#### Data provided ####

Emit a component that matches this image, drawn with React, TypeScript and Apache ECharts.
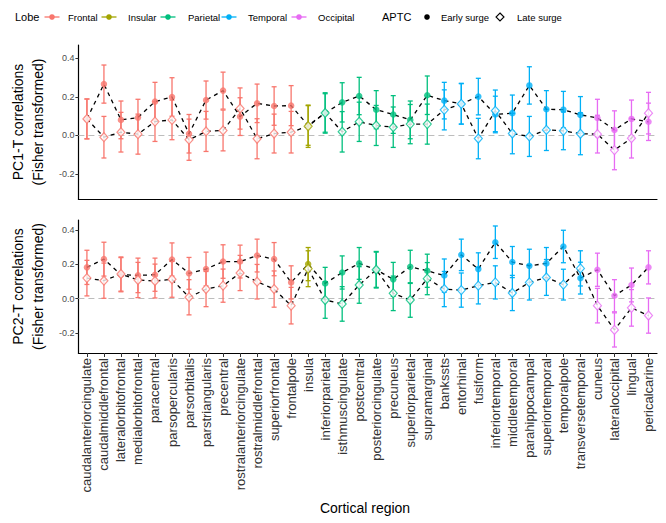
import React, { useEffect, useRef } from "react";
import * as echarts from "echarts";

const regions = [
  "caudalanteriorcingulate", "caudalmiddlefrontal", "lateralorbitofrontal", "medialorbitofrontal",
  "paracentral", "parsopercularis", "parsorbitalis", "parstriangularis", "precentral",
  "rostralanteriorcingulate", "rostralmiddlefrontal", "superiorfrontal", "frontalpole",
  "insula",
  "inferiorparietal", "isthmuscingulate", "postcentral", "posteriorcingulate", "precuneus",
  "superiorparietal", "supramarginal",
  "bankssts", "entorhinal", "fusiform", "inferiortemporal", "middletemporal", "parahippocampal",
  "superiortemporal", "temporalpole", "transversetemporal",
  "cuneus", "lateraloccipital", "lingual", "pericalcarine",
];

const regionLobe = [
  "Frontal", "Frontal", "Frontal", "Frontal", "Frontal", "Frontal", "Frontal", "Frontal", "Frontal",
  "Frontal", "Frontal", "Frontal", "Frontal",
  "Insular",
  "Parietal", "Parietal", "Parietal", "Parietal", "Parietal", "Parietal", "Parietal",
  "Temporal", "Temporal", "Temporal", "Temporal", "Temporal", "Temporal", "Temporal", "Temporal", "Temporal",
  "Occipital", "Occipital", "Occipital", "Occipital",
];

const lobes = ["Frontal", "Insular", "Parietal", "Temporal", "Occipital"];
const lobeColors = ["#F8766D", "#A3A500", "#00BF7D", "#00B0F6", "#E76BF3"];

// PC1-T panel
const pc1Early = [0.086, 0.267, 0.081, 0.093, 0.176, 0.2, 0.009, 0.184, 0.233, 0.098, 0.167, 0.153, 0.155, 0.052, 0.117, 0.172, 0.205, 0.134, 0.109, 0.081, 0.209, 0.181, 0.165, 0.202, 0.109, 0.116, 0.26, 0.136, 0.134, 0.107, 0.091, 0.029, 0.086, 0.071];
const pc1Late = [0.086, -0.009, 0.017, 0.007, 0.072, 0.081, -0.022, 0.021, 0.026, 0.14, -0.017, 0.01, 0.017, 0.048, 0.117, 0.019, 0.071, 0.052, 0.043, 0.059, 0.059, 0.133, 0.164, -0.016, 0.128, 0.01, -0.005, 0.029, 0.024, 0.009, 0.007, -0.076, -0.014, 0.116];
const pc1EarlyErr = [0.104, 0.099, 0.098, 0.095, 0.1, 0.1, 0.1, 0.099, 0.096, 0.098, 0.1, 0.1, 0.104, 0.103, 0.105, 0.102, 0.097, 0.099, 0.098, 0.098, 0.1, 0.095, 0.106, 0.095, 0.095, 0.094, 0.097, 0.097, 0.095, 0.095, 0.097, 0.099, 0.098, 0.097];
const pc1LateErr = [0.103, 0.108, 0.103, 0.104, 0.103, 0.103, 0.107, 0.104, 0.106, 0.107, 0.104, 0.101, 0.108, 0.11, 0.1, 0.105, 0.102, 0.104, 0.105, 0.102, 0.104, 0.104, 0.105, 0.105, 0.108, 0.105, 0.104, 0.107, 0.098, 0.109, 0.098, 0.102, 0.103, 0.108];

// PC2-T panel
const pc2Early = [0.183, 0.231, 0.14, 0.136, 0.14, 0.229, 0.148, 0.173, 0.217, 0.217, 0.252, 0.231, 0.095, 0.202, 0.089, 0.153, 0.206, 0.169, 0.113, 0.186, 0.163, 0.135, 0.256, 0.173, 0.33, 0.214, 0.192, 0.206, 0.305, 0.12, 0.169, 0.017, 0.08, 0.183];
const pc2Late = [0.12, 0.105, 0.144, 0.109, 0.103, 0.113, 0.008, 0.056, 0.076, 0.15, 0.099, 0.056, -0.041, 0.175, -0.008, -0.031, 0.08, 0.169, 0.031, -0.008, 0.117, 0.056, 0.05, 0.076, 0.095, 0.033, 0.095, 0.124, 0.082, 0.177, -0.041, -0.183, -0.054, -0.099];
const pc2EarlyErr = [0.1, 0.099, 0.1, 0.101, 0.097, 0.097, 0.093, 0.099, 0.098, 0.096, 0.096, 0.097, 0.097, 0.097, 0.094, 0.097, 0.093, 0.103, 0.099, 0.097, 0.097, 0.097, 0.092, 0.095, 0.095, 0.091, 0.097, 0.093, 0.095, 0.093, 0.097, 0.094, 0.099, 0.097];
const pc2LateErr = [0.104, 0.103, 0.1, 0.103, 0.099, 0.105, 0.103, 0.103, 0.097, 0.103, 0.101, 0.106, 0.107, 0.105, 0.107, 0.101, 0.107, 0.107, 0.101, 0.101, 0.094, 0.103, 0.1, 0.107, 0.097, 0.103, 0.103, 0.105, 0.09, 0.103, 0.101, 0.1, 0.107, 0.103];

const yTicks = [-0.2, 0, 0.2, 0.4];
const panelTitles = ["PC1-T correlations\n(Fisher transformed)", "PC2-T correlations\n(Fisher transformed)"];
const aptcLabels = ["Early surge", "Late surge"];

const FONT = "Liberation Sans, Arial, Helvetica, sans-serif";

const lobeIdx = regionLobe.map((l) => lobes.indexOf(l));

function renderErrorBar(params: any, api: any) {
  const x = api.value(0);
  const lo = api.coord([x, api.value(1)]);
  const hi = api.coord([x, api.value(2)]);
  const color = lobeColors[api.value(3)];
  const cap = 2.5;
  const style = { stroke: color, lineWidth: 1.3 };
  return {
    type: "group",
    children: [
      { type: "line", shape: { x1: lo[0], y1: lo[1], x2: hi[0], y2: hi[1] }, style },
      { type: "line", shape: { x1: lo[0] - cap, y1: lo[1], x2: lo[0] + cap, y2: lo[1] }, style },
      { type: "line", shape: { x1: hi[0] - cap, y1: hi[1], x2: hi[0] + cap, y2: hi[1] }, style },
    ],
  };
}

function panelSeries(g: number, early: number[], late: number[], eErr: number[], lErr: number[]) {
  const bars: number[][] = [];
  regions.forEach((_, i) => {
    bars.push([i, early[i] - eErr[i], early[i] + eErr[i], lobeIdx[i]]);
    bars.push([i, late[i] - lErr[i], late[i] + lErr[i], lobeIdx[i]]);
  });
  const dashed = { color: "#000", width: 1.3, type: [4, 4] as any };
  return [
    {
      type: "custom",
      xAxisIndex: g,
      yAxisIndex: g,
      renderItem: renderErrorBar,
      data: bars,
      encode: { x: 0, y: [1, 2] },
      z: 2,
      silent: true,
    },
    {
      type: "line",
      xAxisIndex: g,
      yAxisIndex: g,
      data: early,
      symbol: "none",
      lineStyle: dashed,
      z: 3,
      silent: true,
      markLine: {
        silent: true,
        symbol: ["none", "none"],
        label: { show: false },
        lineStyle: { color: "#bdbdbd", type: [6, 4], width: 1.2 },
        data: [{ yAxis: 0 }],
        z: 1,
      },
    },
    {
      type: "line",
      xAxisIndex: g,
      yAxisIndex: g,
      data: late,
      symbol: "none",
      lineStyle: dashed,
      z: 3,
      silent: true,
    },
    {
      type: "scatter",
      xAxisIndex: g,
      yAxisIndex: g,
      symbol: "circle",
      symbolSize: 6.5,
      z: 4,
      data: early.map((v, i) => ({ value: [i, v], itemStyle: { color: lobeColors[lobeIdx[i]] } })),
    },
    {
      type: "scatter",
      xAxisIndex: g,
      yAxisIndex: g,
      symbol: "diamond",
      symbolSize: [8, 9],
      z: 5,
      data: late.map((v, i) => ({
        value: [i, v],
        itemStyle: { color: "#ffffff", borderColor: lobeColors[lobeIdx[i]], borderWidth: 1.2 },
      })),
    },
  ];
}

function yAxisFor(g: number, min: number, max: number) {
  return {
    type: "value",
    gridIndex: g,
    min,
    max,
    axisLine: { show: true, onZero: false, lineStyle: { color: "#000", width: 1.2 } },
    axisTick: { show: true, length: 3, customValues: yTicks, lineStyle: { color: "#333" } },
    axisLabel: {
      customValues: yTicks,
      formatter: (v: number) => v.toFixed(1),
      fontSize: 9,
      color: "#4d4d4d",
      margin: 4,
      fontFamily: FONT,
    },
    splitLine: { show: false },
    name: panelTitles[g],
    nameLocation: "middle",
    nameRotate: 90,
    nameGap: 28,
    nameTextStyle: { fontSize: 14, color: "#000", lineHeight: 20, fontFamily: FONT },
  };
}

function xAxisFor(g: number, showLabels: boolean) {
  return {
    type: "category",
    gridIndex: g,
    data: regions,
    boundaryGap: true,
    axisLine: { show: true, onZero: false, lineStyle: { color: "#000", width: 1.2 } },
    axisTick: { show: showLabels, length: 4, alignWithLabel: true, interval: 0, lineStyle: { color: "#333" } },
    axisLabel: {
      show: showLabels,
      rotate: 90,
      interval: 0,
      fontSize: 13,
      color: "#333",
      margin: 5,
      fontFamily: FONT,
    },
    splitLine: { show: false },
  };
}

function legendGraphics() {
  const y = 17;
  const els: any[] = [];
  els.push({ type: "text", x: 15, y, style: { text: "Lobe", fontSize: 11, fill: "#000", fontFamily: FONT, verticalAlign: "middle" } });
  const markerX = [52, 109, 168, 229, 299];
  const textX = [68, 128, 188, 248, 318];
  lobes.forEach((l, k) => {
    els.push({ type: "line", shape: { x1: markerX[k] - 7.5, y1: y, x2: markerX[k] + 7.5, y2: y }, style: { stroke: lobeColors[k], lineWidth: 1.3 } });
    els.push({ type: "circle", shape: { cx: markerX[k], cy: y, r: 2.8 }, style: { fill: lobeColors[k] } });
    els.push({ type: "text", x: textX[k], y, style: { text: l, fontSize: 9.5, fill: "#000", fontFamily: FONT, verticalAlign: "middle" } });
  });
  els.push({ type: "text", x: 382, y, style: { text: "APTC", fontSize: 11, fill: "#000", fontFamily: FONT, verticalAlign: "middle" } });
  els.push({ type: "circle", shape: { cx: 427, cy: y, r: 2.8 }, style: { fill: "#000" } });
  els.push({ type: "text", x: 441, y, style: { text: aptcLabels[0], fontSize: 9.5, fill: "#000", fontFamily: FONT, verticalAlign: "middle" } });
  els.push({ type: "polygon", shape: { points: [[500, y - 4], [504, y], [500, y + 4], [496, y]] }, style: { fill: "#fff", stroke: "#000", lineWidth: 1.1 } });
  els.push({ type: "text", x: 517, y, style: { text: aptcLabels[1], fontSize: 9.5, fill: "#000", fontFamily: FONT, verticalAlign: "middle" } });
  els.push({ type: "text", x: 365, y: 508, style: { text: "Cortical region", fontSize: 14, fill: "#000", fontFamily: FONT, align: "center", verticalAlign: "middle" } });
  return els;
}

export default function App() {
  const ref = useRef<HTMLDivElement>(null);
  useEffect(() => {
    document.body.style.margin = "0";
    const chart = echarts.init(ref.current!, null, { renderer: "svg" });
    chart.setOption({
      animation: false,
      backgroundColor: "#ffffff",
      textStyle: { fontFamily: FONT },
      grid: [
        { left: 74, top: 45, width: 583, height: 154 },
        { left: 74, top: 220, width: 583, height: 133 },
      ],
      xAxis: [xAxisFor(0, false), xAxisFor(1, true)],
      yAxis: [yAxisFor(0, -0.33, 0.47), yAxisFor(1, -0.318, 0.46)],
      series: [
        ...panelSeries(0, pc1Early, pc1Late, pc1EarlyErr, pc1LateErr),
        ...panelSeries(1, pc2Early, pc2Late, pc2EarlyErr, pc2LateErr),
      ],
      graphic: legendGraphics(),
    });
    return () => chart.dispose();
  }, []);
  return <div ref={ref} style={{ width: 666, height: 523 }} />;
}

####

Repeat only the lines from the beginning of the material through the line containing "import * as", both ends kept, leaving pictures out.

Emit a component that matches this image, drawn with React, TypeScript and Apache ECharts.
import React, { useEffect, useRef } from "react";
import * as echarts from "echarts";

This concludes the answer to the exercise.